╭──
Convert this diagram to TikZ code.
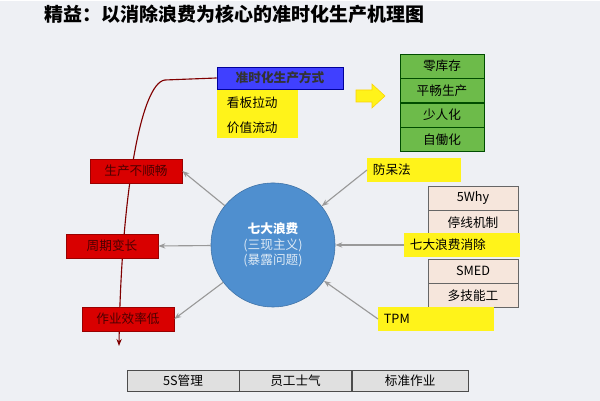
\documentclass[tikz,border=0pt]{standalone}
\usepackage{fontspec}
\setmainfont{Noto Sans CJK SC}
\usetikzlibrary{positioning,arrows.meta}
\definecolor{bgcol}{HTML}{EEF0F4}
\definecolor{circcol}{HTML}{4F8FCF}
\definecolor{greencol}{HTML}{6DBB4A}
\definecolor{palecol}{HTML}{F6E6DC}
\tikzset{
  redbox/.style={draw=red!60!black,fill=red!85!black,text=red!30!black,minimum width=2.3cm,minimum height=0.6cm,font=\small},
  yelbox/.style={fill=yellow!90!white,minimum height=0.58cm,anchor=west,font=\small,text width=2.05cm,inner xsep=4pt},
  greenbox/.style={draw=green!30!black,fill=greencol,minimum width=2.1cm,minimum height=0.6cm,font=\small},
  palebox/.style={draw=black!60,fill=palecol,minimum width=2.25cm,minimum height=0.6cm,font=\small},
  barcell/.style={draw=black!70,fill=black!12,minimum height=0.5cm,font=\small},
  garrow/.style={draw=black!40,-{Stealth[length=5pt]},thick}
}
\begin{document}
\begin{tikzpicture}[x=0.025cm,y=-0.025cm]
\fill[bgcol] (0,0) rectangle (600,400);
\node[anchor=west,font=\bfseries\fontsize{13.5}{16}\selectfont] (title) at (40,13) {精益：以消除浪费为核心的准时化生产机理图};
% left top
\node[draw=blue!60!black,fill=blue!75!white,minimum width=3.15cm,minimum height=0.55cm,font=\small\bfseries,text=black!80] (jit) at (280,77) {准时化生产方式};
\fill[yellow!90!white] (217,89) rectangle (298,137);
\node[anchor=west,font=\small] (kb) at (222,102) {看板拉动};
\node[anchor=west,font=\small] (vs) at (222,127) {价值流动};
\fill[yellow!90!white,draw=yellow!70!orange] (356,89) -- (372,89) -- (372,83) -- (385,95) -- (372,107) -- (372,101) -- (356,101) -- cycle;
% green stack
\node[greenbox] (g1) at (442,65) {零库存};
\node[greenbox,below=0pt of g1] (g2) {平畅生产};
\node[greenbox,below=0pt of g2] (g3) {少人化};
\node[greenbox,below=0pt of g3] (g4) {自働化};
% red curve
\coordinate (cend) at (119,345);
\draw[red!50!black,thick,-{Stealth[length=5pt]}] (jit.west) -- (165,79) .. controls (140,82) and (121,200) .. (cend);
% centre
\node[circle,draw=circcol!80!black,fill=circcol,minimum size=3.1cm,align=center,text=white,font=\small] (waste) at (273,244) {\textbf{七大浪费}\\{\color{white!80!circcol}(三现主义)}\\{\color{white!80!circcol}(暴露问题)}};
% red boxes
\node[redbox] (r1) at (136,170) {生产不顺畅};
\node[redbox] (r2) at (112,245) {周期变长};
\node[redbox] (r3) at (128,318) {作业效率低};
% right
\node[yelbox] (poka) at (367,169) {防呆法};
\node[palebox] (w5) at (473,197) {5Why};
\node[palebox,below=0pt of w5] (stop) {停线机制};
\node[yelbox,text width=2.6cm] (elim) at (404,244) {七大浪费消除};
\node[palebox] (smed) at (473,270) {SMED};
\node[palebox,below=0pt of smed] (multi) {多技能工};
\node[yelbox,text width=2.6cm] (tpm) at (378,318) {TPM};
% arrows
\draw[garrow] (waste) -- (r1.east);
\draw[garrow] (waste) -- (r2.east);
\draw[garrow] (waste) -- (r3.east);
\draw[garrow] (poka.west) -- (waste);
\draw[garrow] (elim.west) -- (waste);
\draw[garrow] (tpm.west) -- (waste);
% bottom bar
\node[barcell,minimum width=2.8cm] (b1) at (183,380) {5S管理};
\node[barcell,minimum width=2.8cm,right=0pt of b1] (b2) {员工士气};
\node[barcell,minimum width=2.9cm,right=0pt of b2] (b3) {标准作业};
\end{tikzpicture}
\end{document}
╰──
→ Stated goal
Repeat the listing in full and exactly. Do not include any images.

→ Result below
Convert this diagram to TikZ code.
\documentclass[tikz,border=0pt]{standalone}
\usepackage{fontspec}
\setmainfont{Noto Sans CJK SC}
\usetikzlibrary{positioning,arrows.meta}
\definecolor{bgcol}{HTML}{EEF0F4}
\definecolor{circcol}{HTML}{4F8FCF}
\definecolor{greencol}{HTML}{6DBB4A}
\definecolor{palecol}{HTML}{F6E6DC}
\tikzset{
  redbox/.style={draw=red!60!black,fill=red!85!black,text=red!30!black,minimum width=2.3cm,minimum height=0.6cm,font=\small},
  yelbox/.style={fill=yellow!90!white,minimum height=0.58cm,anchor=west,font=\small,text width=2.05cm,inner xsep=4pt},
  greenbox/.style={draw=green!30!black,fill=greencol,minimum width=2.1cm,minimum height=0.6cm,font=\small},
  palebox/.style={draw=black!60,fill=palecol,minimum width=2.25cm,minimum height=0.6cm,font=\small},
  barcell/.style={draw=black!70,fill=black!12,minimum height=0.5cm,font=\small},
  garrow/.style={draw=black!40,-{Stealth[length=5pt]},thick}
}
\begin{document}
\begin{tikzpicture}[x=0.025cm,y=-0.025cm]
\fill[bgcol] (0,0) rectangle (600,400);
\node[anchor=west,font=\bfseries\fontsize{13.5}{16}\selectfont] (title) at (40,13) {精益：以消除浪费为核心的准时化生产机理图};
% left top
\node[draw=blue!60!black,fill=blue!75!white,minimum width=3.15cm,minimum height=0.55cm,font=\small\bfseries,text=black!80] (jit) at (280,77) {准时化生产方式};
\fill[yellow!90!white] (217,89) rectangle (298,137);
\node[anchor=west,font=\small] (kb) at (222,102) {看板拉动};
\node[anchor=west,font=\small] (vs) at (222,127) {价值流动};
\fill[yellow!90!white,draw=yellow!70!orange] (356,89) -- (372,89) -- (372,83) -- (385,95) -- (372,107) -- (372,101) -- (356,101) -- cycle;
% green stack
\node[greenbox] (g1) at (442,65) {零库存};
\node[greenbox,below=0pt of g1] (g2) {平畅生产};
\node[greenbox,below=0pt of g2] (g3) {少人化};
\node[greenbox,below=0pt of g3] (g4) {自働化};
% red curve
\coordinate (cend) at (119,345);
\draw[red!50!black,thick,-{Stealth[length=5pt]}] (jit.west) -- (165,79) .. controls (140,82) and (121,200) .. (cend);
% centre
\node[circle,draw=circcol!80!black,fill=circcol,minimum size=3.1cm,align=center,text=white,font=\small] (waste) at (273,244) {\textbf{七大浪费}\\{\color{white!80!circcol}(三现主义)}\\{\color{white!80!circcol}(暴露问题)}};
% red boxes
\node[redbox] (r1) at (136,170) {生产不顺畅};
\node[redbox] (r2) at (112,245) {周期变长};
\node[redbox] (r3) at (128,318) {作业效率低};
% right
\node[yelbox] (poka) at (367,169) {防呆法};
\node[palebox] (w5) at (473,197) {5Why};
\node[palebox,below=0pt of w5] (stop) {停线机制};
\node[yelbox,text width=2.6cm] (elim) at (404,244) {七大浪费消除};
\node[palebox] (smed) at (473,270) {SMED};
\node[palebox,below=0pt of smed] (multi) {多技能工};
\node[yelbox,text width=2.6cm] (tpm) at (378,318) {TPM};
% arrows
\draw[garrow] (waste) -- (r1.east);
\draw[garrow] (waste) -- (r2.east);
\draw[garrow] (waste) -- (r3.east);
\draw[garrow] (poka.west) -- (waste);
\draw[garrow] (elim.west) -- (waste);
\draw[garrow] (tpm.west) -- (waste);
% bottom bar
\node[barcell,minimum width=2.8cm] (b1) at (183,380) {5S管理};
\node[barcell,minimum width=2.8cm,right=0pt of b1] (b2) {员工士气};
\node[barcell,minimum width=2.9cm,right=0pt of b2] (b3) {标准作业};
\end{tikzpicture}
\end{document}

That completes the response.